Starting at the first line of the listing below, repeat each line up to and including the one containing "(RY) at (3.025,4.75)". Leave out pictures.

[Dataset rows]
··········

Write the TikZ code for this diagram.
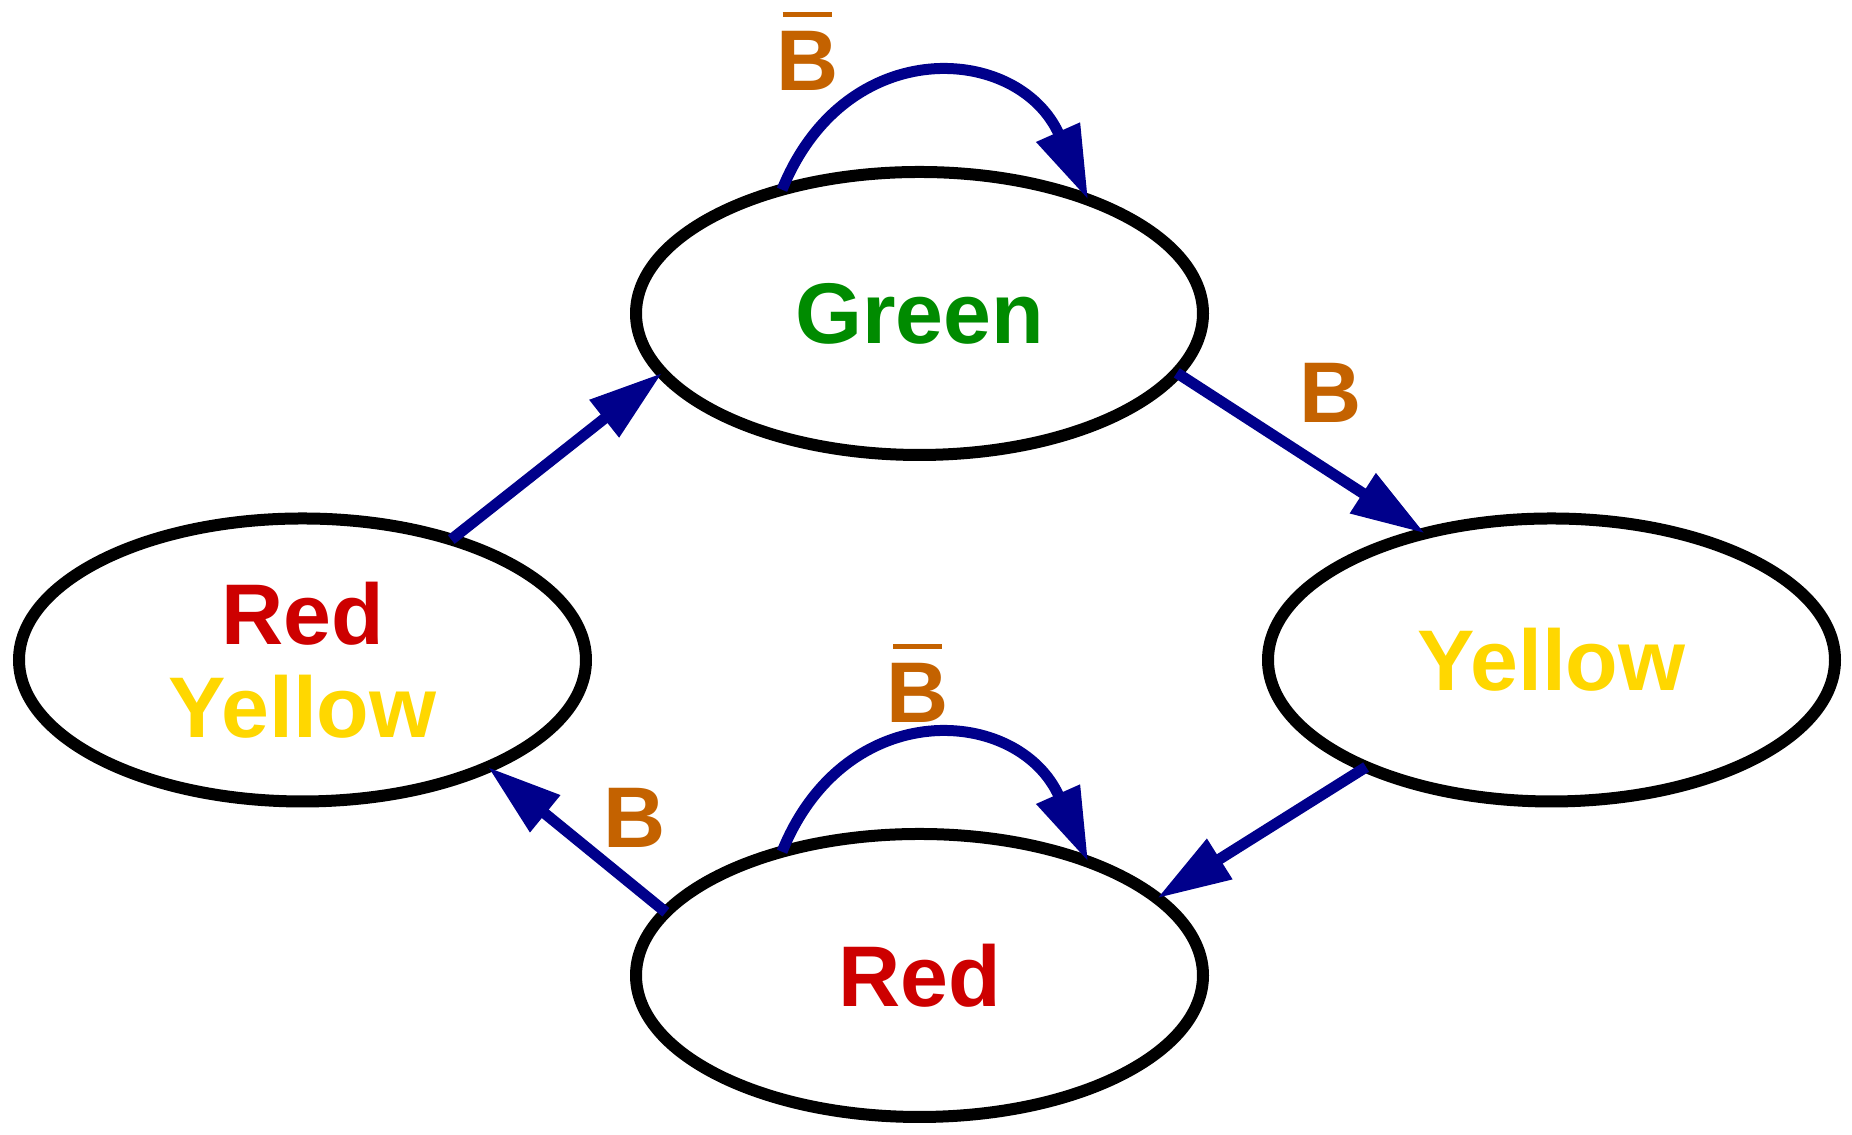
\documentclass[tikz,border=0pt]{standalone}
\usepackage{fontspec}
\setmainfont{Liberation Sans}
\usetikzlibrary{shapes.geometric,arrows.meta}
\definecolor{tgreen}{RGB}{0,139,0}
\definecolor{tred}{RGB}{205,0,0}
\definecolor{tyellow}{RGB}{255,215,0}
\definecolor{tbrown}{RGB}{196,98,0}
\definecolor{tblue}{RGB}{0,0,139}
% B with a bar over it
\newcommand{\Bbar}{\vbox{\offinterlineskip\moveright 1.8pt\hbox{\rule{14pt}{1.3pt}}\kern 4.2pt\hbox{B}}}
\begin{document}
\begin{tikzpicture}[
  state/.style={draw, ellipse, line width=.12cm, minimum width=5.67cm, minimum height=2.83cm,
    inner sep=0pt, outer sep=0pt, align=center, font=\fontsize{24.5}{26.6}\selectfont\bfseries},
  edge/.style={tblue, line width=.11cm, -{Triangle[length=.74cm,width=.45cm]}},
  loop/.style={edge, out=68, in=114, looseness=1.42},
  lbl/.style={anchor=base, text=tbrown, font=\fontsize{24.5}{26.6}\selectfont\bfseries}]
\useasboundingbox (0,0) rectangle (18.52,11.35);

\node (G) at (9.195,8.215) [state, text=tgreen] {Green};
\node (Y) at (15.515,4.75) [state, text=tyellow] {Yellow};
\node (R) at (9.195,1.595) [state, text=tred] {Red};
\node (RY) at (3.025,4.75) [state] {\textcolor{tred}{Red}\\\textcolor{tyellow}{Yellow}};

\draw[edge] (G.-13) to (Y.135);
\draw[edge] (Y.210) to (R.18);
\draw[edge] (R.166) to (RY.-30);
\draw[edge] (RY.39) to (G.193);
\draw[loop] (G.138) to (G.34);
\draw[loop] (R.138) to (R.34);

\node (lGY) at (13.31,7.12) [lbl] {B};
\node (lRRY) at (6.35,2.87) [lbl] {B};
\node (lGG) at (8.075,10.44) [lbl] {\Bbar};
\node (lRR) at (9.18,4.12) [lbl] {\Bbar};
\end{tikzpicture}
\end{document}
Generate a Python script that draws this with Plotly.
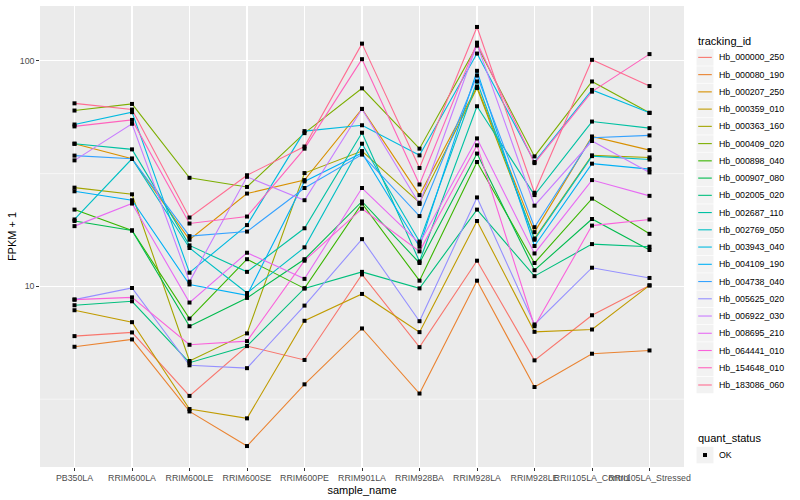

··········

» **Full solution**:
Write the TikZ code for this diagram.
\documentclass[tikz,border=0pt]{standalone}
\usepackage{fontspec}
\setmainfont{Liberation Sans}
\usetikzlibrary{shapes.geometric,arrows.meta}
\definecolor{tgreen}{RGB}{0,139,0}
\definecolor{tred}{RGB}{205,0,0}
\definecolor{tyellow}{RGB}{255,215,0}
\definecolor{tbrown}{RGB}{196,98,0}
\definecolor{tblue}{RGB}{0,0,139}
% B with a bar over it
\newcommand{\Bbar}{\vbox{\offinterlineskip\moveright 1.8pt\hbox{\rule{14pt}{1.3pt}}\kern 4.2pt\hbox{B}}}
\begin{document}
\begin{tikzpicture}[
  state/.style={draw, ellipse, line width=.12cm, minimum width=5.67cm, minimum height=2.83cm,
    inner sep=0pt, outer sep=0pt, align=center, font=\fontsize{24.5}{26.6}\selectfont\bfseries},
  edge/.style={tblue, line width=.11cm, -{Triangle[length=.74cm,width=.45cm]}},
  loop/.style={edge, out=68, in=114, looseness=1.42},
  lbl/.style={anchor=base, text=tbrown, font=\fontsize{24.5}{26.6}\selectfont\bfseries}]
\useasboundingbox (0,0) rectangle (18.52,11.35);

\node (G) at (9.195,8.215) [state, text=tgreen] {Green};
\node (Y) at (15.515,4.75) [state, text=tyellow] {Yellow};
\node (R) at (9.195,1.595) [state, text=tred] {Red};
\node (RY) at (3.025,4.75) [state] {\textcolor{tred}{Red}\\\textcolor{tyellow}{Yellow}};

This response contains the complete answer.